— START OF Entries —

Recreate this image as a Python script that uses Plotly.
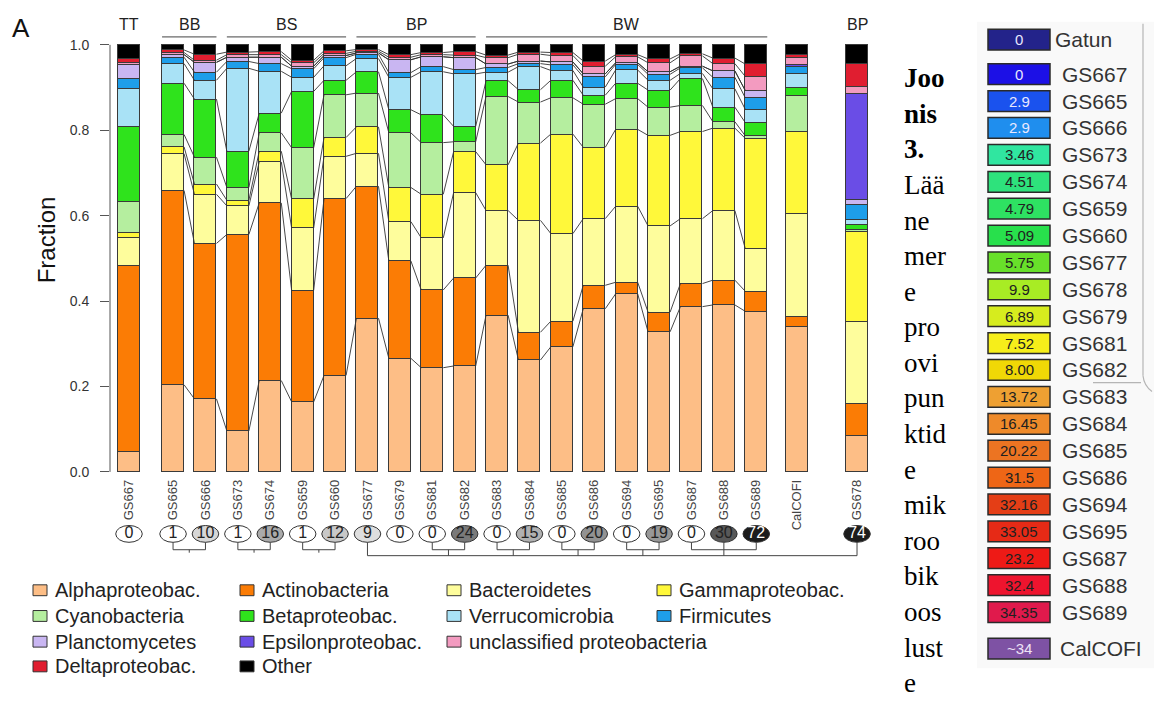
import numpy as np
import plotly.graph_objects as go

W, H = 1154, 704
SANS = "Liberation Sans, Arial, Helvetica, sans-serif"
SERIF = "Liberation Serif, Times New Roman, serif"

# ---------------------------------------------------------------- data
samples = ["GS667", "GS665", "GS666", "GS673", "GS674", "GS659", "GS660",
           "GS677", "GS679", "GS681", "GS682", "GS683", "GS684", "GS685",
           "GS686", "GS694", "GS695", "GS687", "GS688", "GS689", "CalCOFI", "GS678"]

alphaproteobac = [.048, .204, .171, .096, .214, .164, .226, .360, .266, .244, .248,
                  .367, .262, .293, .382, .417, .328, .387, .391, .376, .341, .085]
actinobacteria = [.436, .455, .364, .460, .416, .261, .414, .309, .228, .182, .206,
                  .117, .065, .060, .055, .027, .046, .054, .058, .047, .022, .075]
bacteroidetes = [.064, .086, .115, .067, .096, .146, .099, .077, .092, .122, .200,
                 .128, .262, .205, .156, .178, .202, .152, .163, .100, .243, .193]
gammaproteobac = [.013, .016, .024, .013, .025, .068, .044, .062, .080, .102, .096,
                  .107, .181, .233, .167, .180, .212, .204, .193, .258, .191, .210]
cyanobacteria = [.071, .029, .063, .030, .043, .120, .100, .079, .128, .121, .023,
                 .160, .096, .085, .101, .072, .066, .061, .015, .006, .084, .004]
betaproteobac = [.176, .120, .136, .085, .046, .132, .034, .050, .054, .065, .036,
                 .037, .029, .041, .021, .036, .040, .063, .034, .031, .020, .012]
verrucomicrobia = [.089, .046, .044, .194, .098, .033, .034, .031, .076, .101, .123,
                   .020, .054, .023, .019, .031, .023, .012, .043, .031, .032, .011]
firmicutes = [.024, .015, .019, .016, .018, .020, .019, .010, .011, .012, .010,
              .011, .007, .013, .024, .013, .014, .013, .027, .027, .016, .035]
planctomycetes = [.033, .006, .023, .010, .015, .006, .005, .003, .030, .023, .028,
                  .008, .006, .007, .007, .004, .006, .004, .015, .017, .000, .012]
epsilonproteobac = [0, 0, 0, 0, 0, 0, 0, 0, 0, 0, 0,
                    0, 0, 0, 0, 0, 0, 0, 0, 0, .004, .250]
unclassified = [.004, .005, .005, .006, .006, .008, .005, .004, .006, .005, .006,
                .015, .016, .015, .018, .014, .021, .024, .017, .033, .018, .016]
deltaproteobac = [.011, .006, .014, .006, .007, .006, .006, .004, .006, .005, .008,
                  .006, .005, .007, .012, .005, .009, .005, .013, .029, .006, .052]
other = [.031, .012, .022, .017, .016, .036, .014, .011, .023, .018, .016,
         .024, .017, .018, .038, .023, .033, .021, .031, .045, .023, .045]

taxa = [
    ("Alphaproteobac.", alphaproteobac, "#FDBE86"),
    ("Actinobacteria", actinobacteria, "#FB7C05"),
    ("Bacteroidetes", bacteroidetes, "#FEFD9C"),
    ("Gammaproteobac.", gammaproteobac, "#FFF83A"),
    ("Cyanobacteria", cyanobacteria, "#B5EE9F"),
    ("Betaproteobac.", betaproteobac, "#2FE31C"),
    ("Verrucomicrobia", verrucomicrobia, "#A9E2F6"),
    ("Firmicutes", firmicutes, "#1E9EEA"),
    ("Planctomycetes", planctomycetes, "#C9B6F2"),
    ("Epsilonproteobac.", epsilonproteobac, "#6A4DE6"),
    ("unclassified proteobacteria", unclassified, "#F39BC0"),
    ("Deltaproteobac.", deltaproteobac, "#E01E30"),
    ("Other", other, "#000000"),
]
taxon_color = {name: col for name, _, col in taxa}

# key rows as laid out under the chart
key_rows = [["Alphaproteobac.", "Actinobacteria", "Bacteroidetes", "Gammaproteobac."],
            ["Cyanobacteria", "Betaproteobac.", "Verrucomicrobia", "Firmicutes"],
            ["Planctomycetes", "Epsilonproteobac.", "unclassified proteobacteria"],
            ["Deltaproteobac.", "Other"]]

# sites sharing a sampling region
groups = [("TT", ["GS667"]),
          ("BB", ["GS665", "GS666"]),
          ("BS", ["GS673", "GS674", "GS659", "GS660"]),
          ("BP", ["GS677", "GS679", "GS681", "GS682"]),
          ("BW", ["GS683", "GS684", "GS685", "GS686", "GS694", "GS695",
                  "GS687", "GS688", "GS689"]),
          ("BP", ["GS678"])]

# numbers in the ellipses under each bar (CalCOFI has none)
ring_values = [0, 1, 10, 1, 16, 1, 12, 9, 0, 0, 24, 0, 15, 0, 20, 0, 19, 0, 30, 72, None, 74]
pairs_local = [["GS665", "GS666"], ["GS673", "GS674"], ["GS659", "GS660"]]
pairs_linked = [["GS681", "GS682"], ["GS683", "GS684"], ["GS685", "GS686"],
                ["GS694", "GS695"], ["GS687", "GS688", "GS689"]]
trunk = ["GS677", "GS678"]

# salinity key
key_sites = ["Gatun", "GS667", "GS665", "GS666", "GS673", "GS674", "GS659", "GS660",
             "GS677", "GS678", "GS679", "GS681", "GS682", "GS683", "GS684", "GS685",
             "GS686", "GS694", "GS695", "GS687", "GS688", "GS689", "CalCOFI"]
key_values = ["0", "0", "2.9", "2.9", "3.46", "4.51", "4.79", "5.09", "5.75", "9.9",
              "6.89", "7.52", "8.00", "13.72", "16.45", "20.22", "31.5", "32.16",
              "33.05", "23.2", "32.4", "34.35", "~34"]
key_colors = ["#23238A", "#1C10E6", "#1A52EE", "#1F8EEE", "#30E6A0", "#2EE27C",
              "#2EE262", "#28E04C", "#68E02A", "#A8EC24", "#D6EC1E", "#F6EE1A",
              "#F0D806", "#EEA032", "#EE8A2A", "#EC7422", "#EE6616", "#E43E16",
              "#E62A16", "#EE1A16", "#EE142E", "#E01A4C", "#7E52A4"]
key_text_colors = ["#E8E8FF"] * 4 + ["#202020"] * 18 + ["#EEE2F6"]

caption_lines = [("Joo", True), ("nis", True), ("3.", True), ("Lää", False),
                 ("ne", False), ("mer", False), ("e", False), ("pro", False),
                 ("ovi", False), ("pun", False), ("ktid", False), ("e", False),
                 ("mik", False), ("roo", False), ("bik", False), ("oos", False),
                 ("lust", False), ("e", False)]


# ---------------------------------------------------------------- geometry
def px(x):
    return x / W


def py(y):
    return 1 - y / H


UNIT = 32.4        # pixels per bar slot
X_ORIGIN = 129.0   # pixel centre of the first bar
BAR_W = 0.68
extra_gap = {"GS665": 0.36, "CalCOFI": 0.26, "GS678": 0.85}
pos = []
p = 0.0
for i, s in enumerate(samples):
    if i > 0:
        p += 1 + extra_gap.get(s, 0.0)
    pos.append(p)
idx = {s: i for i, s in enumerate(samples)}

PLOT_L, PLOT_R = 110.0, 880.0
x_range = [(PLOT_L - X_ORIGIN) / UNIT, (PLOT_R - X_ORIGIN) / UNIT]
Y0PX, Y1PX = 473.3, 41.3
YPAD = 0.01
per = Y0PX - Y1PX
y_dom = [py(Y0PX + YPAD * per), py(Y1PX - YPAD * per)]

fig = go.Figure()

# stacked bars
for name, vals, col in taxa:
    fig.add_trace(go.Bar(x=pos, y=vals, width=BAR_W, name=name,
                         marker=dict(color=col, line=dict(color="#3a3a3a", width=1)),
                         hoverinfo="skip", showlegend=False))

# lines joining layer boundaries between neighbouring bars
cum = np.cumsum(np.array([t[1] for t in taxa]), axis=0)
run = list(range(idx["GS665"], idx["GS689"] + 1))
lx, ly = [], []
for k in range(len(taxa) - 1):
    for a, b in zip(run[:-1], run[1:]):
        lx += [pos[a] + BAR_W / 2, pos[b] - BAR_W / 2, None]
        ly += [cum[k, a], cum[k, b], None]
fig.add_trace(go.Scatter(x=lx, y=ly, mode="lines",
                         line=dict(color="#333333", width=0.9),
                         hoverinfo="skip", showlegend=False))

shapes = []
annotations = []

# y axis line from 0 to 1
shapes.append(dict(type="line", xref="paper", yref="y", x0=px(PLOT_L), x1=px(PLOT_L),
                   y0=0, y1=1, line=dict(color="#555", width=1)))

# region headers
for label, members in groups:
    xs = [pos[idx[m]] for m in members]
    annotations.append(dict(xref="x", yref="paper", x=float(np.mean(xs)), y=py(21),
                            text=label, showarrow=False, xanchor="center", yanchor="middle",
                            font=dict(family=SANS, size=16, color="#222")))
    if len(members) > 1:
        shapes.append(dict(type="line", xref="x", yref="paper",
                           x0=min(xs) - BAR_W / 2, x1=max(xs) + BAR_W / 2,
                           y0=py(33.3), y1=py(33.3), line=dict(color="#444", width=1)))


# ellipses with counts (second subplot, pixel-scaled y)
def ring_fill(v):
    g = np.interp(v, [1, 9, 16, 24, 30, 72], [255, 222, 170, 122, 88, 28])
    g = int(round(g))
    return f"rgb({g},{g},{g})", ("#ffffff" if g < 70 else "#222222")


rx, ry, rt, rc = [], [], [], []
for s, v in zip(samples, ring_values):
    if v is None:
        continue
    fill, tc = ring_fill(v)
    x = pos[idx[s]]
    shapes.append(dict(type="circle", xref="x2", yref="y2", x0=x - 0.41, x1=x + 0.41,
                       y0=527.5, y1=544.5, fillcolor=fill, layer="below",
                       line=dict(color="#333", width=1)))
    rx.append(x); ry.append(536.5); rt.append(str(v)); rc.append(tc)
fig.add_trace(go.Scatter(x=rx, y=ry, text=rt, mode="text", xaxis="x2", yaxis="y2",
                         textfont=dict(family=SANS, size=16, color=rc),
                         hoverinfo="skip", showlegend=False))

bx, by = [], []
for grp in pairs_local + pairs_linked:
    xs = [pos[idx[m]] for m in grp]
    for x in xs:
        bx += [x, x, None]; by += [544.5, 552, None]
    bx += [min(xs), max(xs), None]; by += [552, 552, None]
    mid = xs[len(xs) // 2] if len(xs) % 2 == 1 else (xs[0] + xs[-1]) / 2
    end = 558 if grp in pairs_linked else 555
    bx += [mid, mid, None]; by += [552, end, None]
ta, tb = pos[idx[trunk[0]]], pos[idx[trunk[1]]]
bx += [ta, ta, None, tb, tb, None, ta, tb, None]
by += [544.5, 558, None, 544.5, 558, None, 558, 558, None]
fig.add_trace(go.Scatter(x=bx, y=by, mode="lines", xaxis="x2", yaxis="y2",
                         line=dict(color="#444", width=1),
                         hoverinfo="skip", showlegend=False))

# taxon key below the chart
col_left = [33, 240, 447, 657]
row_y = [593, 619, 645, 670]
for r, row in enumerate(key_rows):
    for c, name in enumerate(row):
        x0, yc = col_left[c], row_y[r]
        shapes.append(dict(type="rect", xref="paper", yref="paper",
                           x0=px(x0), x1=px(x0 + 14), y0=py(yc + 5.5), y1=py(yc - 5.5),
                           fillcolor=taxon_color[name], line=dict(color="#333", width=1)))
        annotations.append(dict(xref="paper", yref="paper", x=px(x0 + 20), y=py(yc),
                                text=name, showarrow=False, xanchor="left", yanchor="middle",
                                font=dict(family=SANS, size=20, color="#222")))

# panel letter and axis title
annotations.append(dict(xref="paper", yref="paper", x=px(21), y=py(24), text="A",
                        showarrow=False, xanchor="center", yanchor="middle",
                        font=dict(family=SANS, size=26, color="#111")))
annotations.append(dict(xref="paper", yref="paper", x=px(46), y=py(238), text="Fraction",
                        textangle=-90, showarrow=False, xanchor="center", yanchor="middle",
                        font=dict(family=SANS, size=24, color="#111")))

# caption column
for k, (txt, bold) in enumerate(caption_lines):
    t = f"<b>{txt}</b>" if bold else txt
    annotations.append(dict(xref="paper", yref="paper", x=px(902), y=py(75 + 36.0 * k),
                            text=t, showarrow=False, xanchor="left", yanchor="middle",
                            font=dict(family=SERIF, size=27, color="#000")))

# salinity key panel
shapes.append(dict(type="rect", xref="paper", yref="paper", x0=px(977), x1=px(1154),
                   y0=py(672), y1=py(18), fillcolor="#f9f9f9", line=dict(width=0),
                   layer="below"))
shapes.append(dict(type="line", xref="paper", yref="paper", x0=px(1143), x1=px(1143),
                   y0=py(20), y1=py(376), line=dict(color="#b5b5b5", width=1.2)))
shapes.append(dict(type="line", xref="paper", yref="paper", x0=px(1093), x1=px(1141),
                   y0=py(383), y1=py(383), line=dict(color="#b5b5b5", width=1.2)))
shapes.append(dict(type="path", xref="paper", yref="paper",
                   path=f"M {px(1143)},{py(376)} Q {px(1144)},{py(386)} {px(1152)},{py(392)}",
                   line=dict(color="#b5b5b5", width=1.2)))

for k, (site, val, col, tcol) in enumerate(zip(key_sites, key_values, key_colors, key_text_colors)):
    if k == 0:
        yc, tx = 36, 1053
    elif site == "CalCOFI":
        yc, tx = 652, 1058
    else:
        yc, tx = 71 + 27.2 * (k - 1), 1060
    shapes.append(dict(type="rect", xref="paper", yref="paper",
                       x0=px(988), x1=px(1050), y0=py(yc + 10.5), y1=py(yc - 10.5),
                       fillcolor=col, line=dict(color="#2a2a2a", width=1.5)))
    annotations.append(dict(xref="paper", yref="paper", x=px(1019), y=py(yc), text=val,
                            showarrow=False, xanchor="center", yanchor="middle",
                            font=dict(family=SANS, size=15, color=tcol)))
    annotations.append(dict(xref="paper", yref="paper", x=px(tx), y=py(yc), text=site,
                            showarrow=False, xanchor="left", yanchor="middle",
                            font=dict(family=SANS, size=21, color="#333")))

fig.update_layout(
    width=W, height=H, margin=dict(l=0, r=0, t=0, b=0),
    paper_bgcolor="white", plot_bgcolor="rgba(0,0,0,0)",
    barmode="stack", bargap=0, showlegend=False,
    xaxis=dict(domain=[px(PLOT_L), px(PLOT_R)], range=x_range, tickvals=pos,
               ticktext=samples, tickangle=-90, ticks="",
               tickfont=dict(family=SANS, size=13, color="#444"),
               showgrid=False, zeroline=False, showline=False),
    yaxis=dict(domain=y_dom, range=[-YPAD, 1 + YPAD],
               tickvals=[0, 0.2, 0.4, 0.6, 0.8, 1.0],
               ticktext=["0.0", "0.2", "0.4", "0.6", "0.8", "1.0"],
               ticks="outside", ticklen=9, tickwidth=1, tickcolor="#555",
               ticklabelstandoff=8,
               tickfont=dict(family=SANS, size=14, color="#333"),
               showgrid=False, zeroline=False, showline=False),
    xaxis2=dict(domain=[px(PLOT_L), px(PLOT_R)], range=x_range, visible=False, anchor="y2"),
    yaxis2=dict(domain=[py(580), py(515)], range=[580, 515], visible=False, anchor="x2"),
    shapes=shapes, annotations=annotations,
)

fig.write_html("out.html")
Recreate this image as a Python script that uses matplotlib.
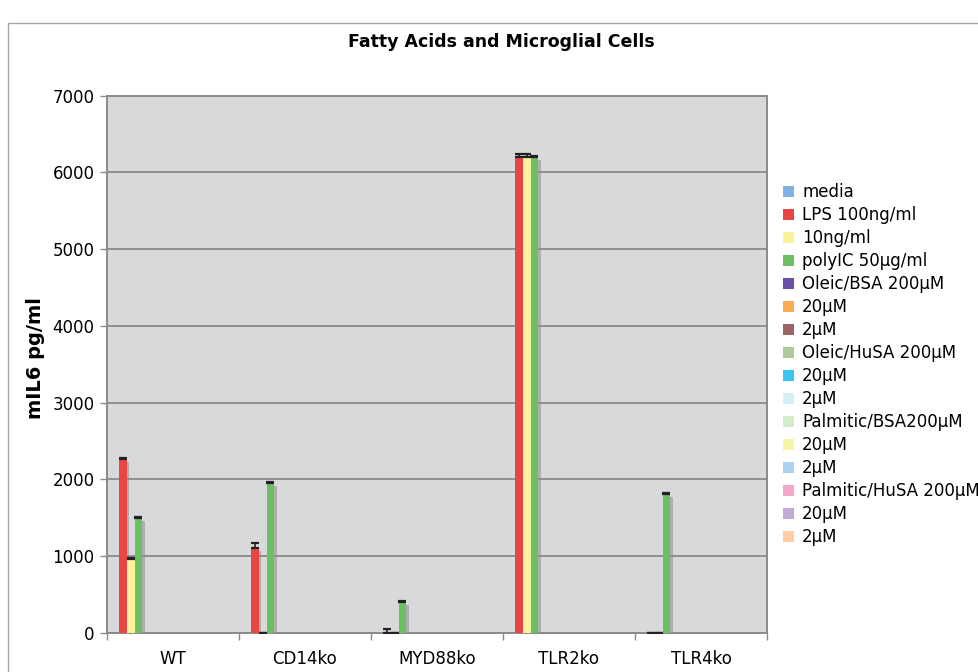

— END OF Entries —

From the first line of the listing above, repeat every line through the one holding "Serif, Times New". Both ends count, and pictures stay out.

Recreate this image as a Python script that uses Plotly.
import numpy as np
import plotly.graph_objects as go

W, H = 1154, 704
SANS = "Liberation Sans, Arial, Helvetica, sans-serif"
SERIF = "Liberation Serif, Times New Roman, serif"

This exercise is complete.